§ TASK GOAL: In the records that follow, the lines from the one containing "The picture is" to the one containing "import matplotlib.pyplot as plt", inclusive, are to be given again exactly.

§ DATA FOR THE TASK:
━━━━━━━━━━
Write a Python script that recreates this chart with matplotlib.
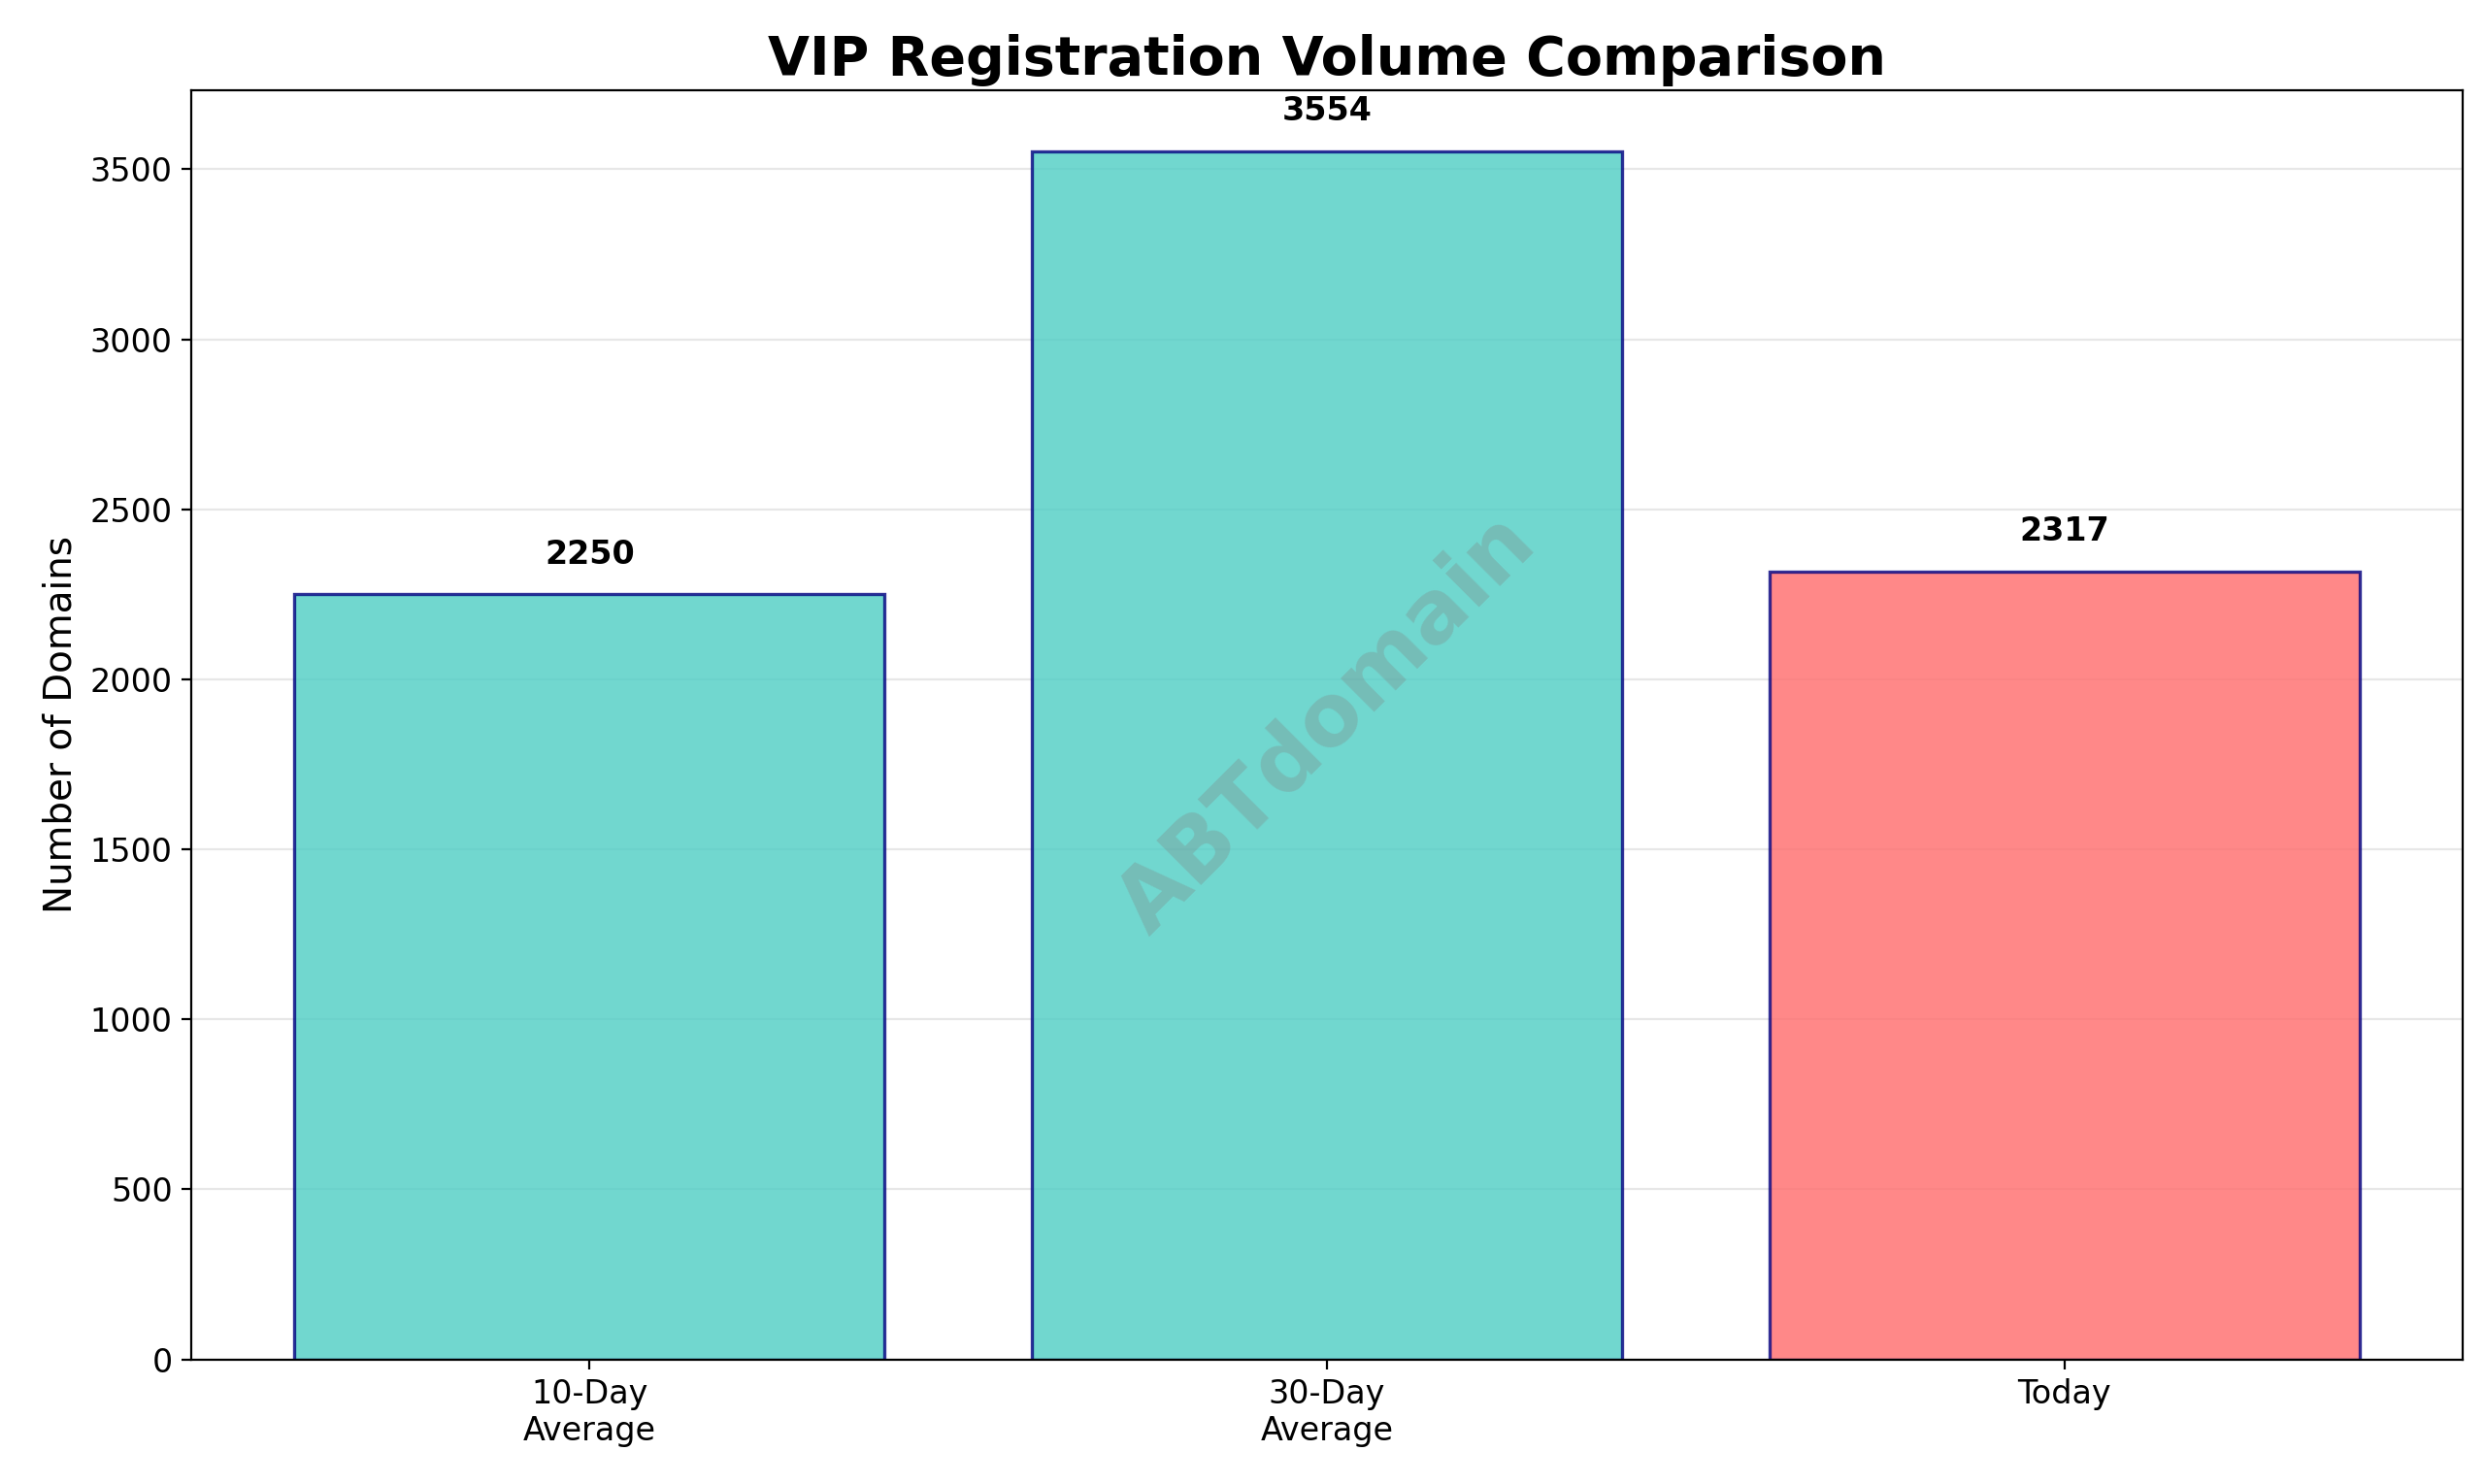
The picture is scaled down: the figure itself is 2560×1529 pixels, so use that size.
import matplotlib
matplotlib.use('Agg')
import matplotlib.pyplot as plt

categories = ['10-Day\nAverage', '30-Day\nAverage', 'Today']
values = [2250, 3554, 2317]
colors = ['#4ECDC4', '#4ECDC4', '#FF6B6B']

fig, ax = plt.subplots(figsize=(12.8, 7.645), dpi=200)
fig.subplots_adjust(left=0.077, right=0.991, top=0.939, bottom=0.084)

bars = ax.bar(categories, values, color=colors, alpha=0.8,
              edgecolor='navy', linewidth=1.2)
for b, v in zip(bars, values):
    ax.text(b.get_x() + b.get_width() / 2, v + 70, f'{v}',
            ha='center', va='bottom', fontweight='bold', fontsize=12)

ax.set_ylim(0, max(values) * 1.05)
ax.set_ylabel('Number of Domains', fontsize=14)
ax.set_title('VIP Registration Volume Comparison', fontsize=20, fontweight='bold')
ax.grid(axis='y', alpha=0.3)
ax.set_axisbelow(True)
ax.tick_params(labelsize=12)

ax.text(0.5, 0.5, 'ABTdomain', transform=ax.transAxes, fontsize=32,
        color='gray', alpha=0.3, ha='center', va='center', rotation=45,
        fontweight='bold')

fig.savefig('out.png')
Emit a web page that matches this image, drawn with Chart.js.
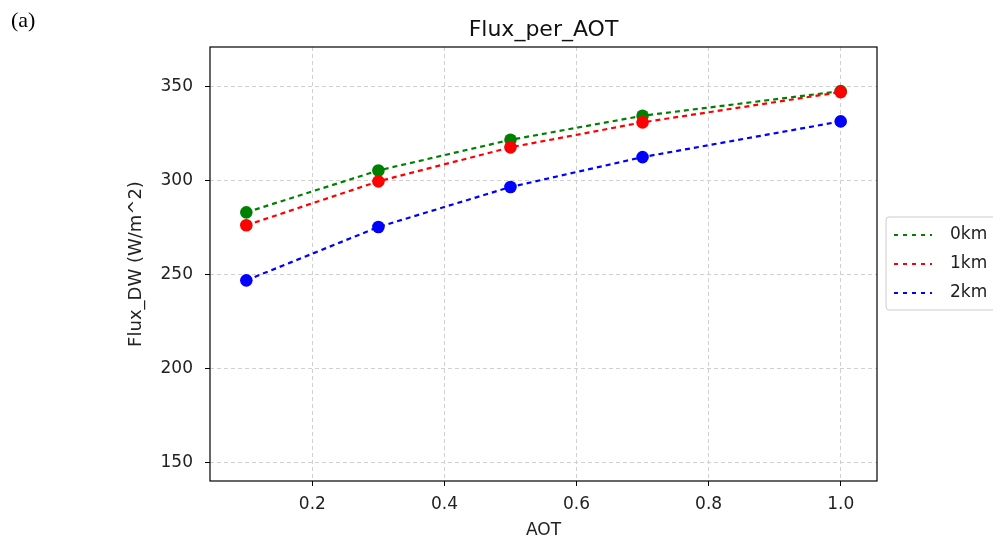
━━━━━━━━━━
§ TASK RESPONSE:
The picture is scaled down: the figure itself is 2560×1529 pixels, so use that size.
import matplotlib
matplotlib.use('Agg')
import matplotlib.pyplot as plt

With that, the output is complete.